Ok, im new to CUDA and despite ive read many tutorials, still cant get a clear picture how does threads change durning kernel execution. Here is a little example taht ive got a big problem:
__global__ void kernelInit(int *tab, int row)
{
int tid = threadIdx.x;
int bid = blockIdx.x;
if(tid < row)
tab[bid * row + tid] = 1;
}
__global__ void kernelAdd(int *tab, int *result, int row)
{
int tid = threadIdx.x;
int bid = blockIdx.x;
if(tid < row)
{
result[bid] += tab[bid*row + tid];
}
}
In this exapmle tab is linear array 5x5 (col*row), which imitate a square array. I run kernel so there
is number of block equals to number of rows, and each block runs number of threads equals to number of columns.

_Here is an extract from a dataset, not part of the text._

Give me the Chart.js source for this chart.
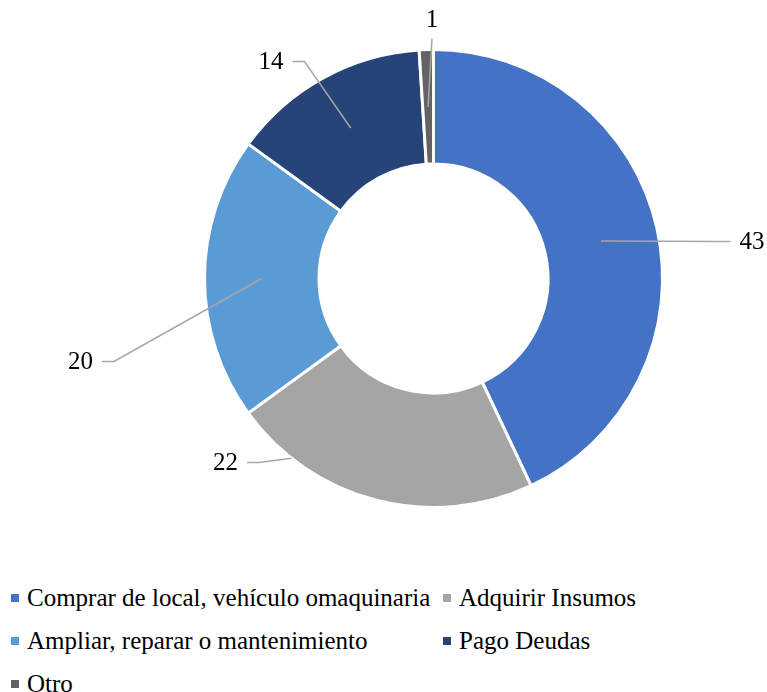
<!DOCTYPE html>
<html lang="es">
<head>
<meta charset="utf-8">
<title>Destino del crédito</title>
<script src="https://cdn.jsdelivr.net/npm/chart.js@4/dist/chart.umd.min.js"></script>
<style>
    html, body {
        margin: 0;
        padding: 0;
        background: #ffffff;
    }
    #page {
        position: relative;
        width: 767px;
        height: 692px;
        overflow: hidden;
        font-family: "Liberation Serif", "Times New Roman", serif;
    }
    #chart-wrapper {
        position: absolute;
        left: 0;
        top: 0;
        width: 767px;
        height: 560px;
    }
    #legend {
        position: absolute;
        left: 11px;
        top: 576px;
        display: grid;
        grid-template-columns: 432px auto;
        grid-auto-rows: 43px;
    }
    .legend-item {
        display: flex;
        align-items: center;
        font-size: 25px;
        color: #000000;
        white-space: nowrap;
    }
    .legend-box {
        width: 8px;
        height: 8px;
        margin-right: 8px;
        flex: none;
    }
</style>
</head>
<body>
<div id="page">
    <div id="chart-wrapper">
        <canvas id="donutChart"></canvas>
    </div>
    <div id="legend"></div>
</div>

<script>
// --- Data ---
const categories = [
    'Comprar de local, vehículo omaquinaria',
    'Adquirir Insumos',
    'Ampliar, reparar o mantenimiento',
    'Pago Deudas',
    'Otro'
];
const values = [43, 22, 20, 14, 1];

// --- Style ---
const sliceColors = ['#4472C4', '#A5A5A5', '#5B9BD5', '#264478', '#636363'];
const leaderColor = '#A6A6A6';
const labelFont = '25px "Liberation Serif", "Times New Roman", serif';

// label centre relative to the doughnut centre, side the leader leaves from,
// and whether the leader stops at the outer edge of the ring
const labelOffsets = [[318.5, -36], [-208, 185], [-353, 84], [-162.5, -216], [-1.5, -258]];
const labelSides = ['left', 'right', 'right', 'right', 'bottom'];
const leaderToEdge = [false, true, false, false, false];

/**
 * Draws the value labels with Excel-style leader lines.
 */
const leaderLabelsPlugin = {
    id: 'leaderLabels',
    afterDatasetsDraw(chart) {
        const ctx = chart.ctx;
        const meta = chart.getDatasetMeta(0);

        ctx.save();
        ctx.font = labelFont;
        ctx.textAlign = 'center';
        ctx.textBaseline = 'middle';

        meta.data.forEach((arc, i) => {
            const { x: cx, y: cy, outerRadius } = arc.getProps(['x', 'y', 'outerRadius'], true);
            const target = arc.getCenterPoint();
            const lx = cx + labelOffsets[i][0];
            const ly = cy + labelOffsets[i][1];
            const text = String(values[i]);
            const halfW = ctx.measureText(text).width / 2;

            // leader line
            let start;
            let elbow;
            if (labelSides[i] === 'bottom') {
                start = { x: lx, y: ly + 18 };
                elbow = start;
            } else {
                const dir = labelSides[i] === 'right' ? 1 : -1;
                start = { x: lx + dir * (halfW + 9), y: ly - 1 };
                elbow = { x: start.x + dir * 12, y: start.y };
            }

            let end = target;
            if (leaderToEdge[i]) {
                end = clipToCircle(elbow, target, cx, cy, outerRadius);
            }

            ctx.beginPath();
            ctx.strokeStyle = leaderColor;
            ctx.lineWidth = 1.5;
            ctx.moveTo(start.x, start.y);
            ctx.lineTo(elbow.x, elbow.y);
            ctx.lineTo(end.x, end.y);
            ctx.stroke();

            ctx.fillStyle = '#000000';
            ctx.fillText(text, lx, ly);
        });

        ctx.restore();
    }
};

/**
 * Returns the point where segment p->q first enters the circle (cx, cy, r).
 */
function clipToCircle(p, q, cx, cy, r) {
    const dx = q.x - p.x;
    const dy = q.y - p.y;
    const fx = p.x - cx;
    const fy = p.y - cy;
    const a = dx * dx + dy * dy;
    const b = 2 * (fx * dx + fy * dy);
    const c = fx * fx + fy * fy - r * r;
    const disc = b * b - 4 * a * c;
    if (disc < 0) return q;
    const t = (-b - Math.sqrt(disc)) / (2 * a);
    if (t < 0 || t > 1) return q;
    return { x: p.x + t * dx, y: p.y + t * dy };
}

/**
 * Builds the two-column legend under the chart.
 */
function renderLegend() {
    const legend = document.getElementById('legend');
    categories.forEach((label, i) => {
        const item = document.createElement('div');
        item.className = 'legend-item';
        item.innerHTML = `<span class="legend-box" style="background:${sliceColors[i]}"></span><span>${label}</span>`;
        legend.appendChild(item);
    });
}

function initChart() {
    const ctx = document.getElementById('donutChart').getContext('2d');
    new Chart(ctx, {
        type: 'doughnut',
        data: {
            labels: categories,
            datasets: [{
                data: values,
                backgroundColor: sliceColors,
                borderColor: '#ffffff',
                borderWidth: 3,
                radius: 229
            }]
        },
        options: {
            responsive: true,
            maintainAspectRatio: false,
            animation: false,
            cutout: '50%',
            layout: {
                padding: { left: 100, right: 0, top: 0, bottom: 3 }
            },
            plugins: {
                legend: { display: false },
                tooltip: { enabled: false }
            }
        },
        plugins: [leaderLabelsPlugin]
    });
}

document.addEventListener('DOMContentLoaded', () => {
    renderLegend();
    initChart();
});
</script>
</body>
</html>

As far as i understand the first kernel should put a “1” in each space of tab, and so it does.
The second kernel (kernelAdd) shoudl sum each piece space of row,a and add it to result in index that is current block procesign threads in that row.
Ok so in this example where we imitate matrix 5x5 each space is equals to 1, thats correct.
But after execution, ive got my result table as falows:
1 1 1 1 1, which by my calculations should be 5 5 5 5 5.
As far as i anderstend it works like there was only last one thread per block, or it doesnt change durning execution of block.
so if in first kernel i will put in something like this:
if(tid < row)
tab[bid * row + tid] = tid;
my correct result should be:
0 1 2 3 4
0 1 2 3 4
0 1 2 3 4
0 1 2 3 4
0 1 2 3 4
10 10 10 10 10
and in my case is:
0 1 2 3 4
0 1 2 3 4
0 1 2 3 4
0 1 2 3 4
0 1 2 3 4
4 4 4 4 4
And here is my question. What do im doing wrong? How do i fix his. Obviously i just dont understand something about thread/block execution.
Please help me.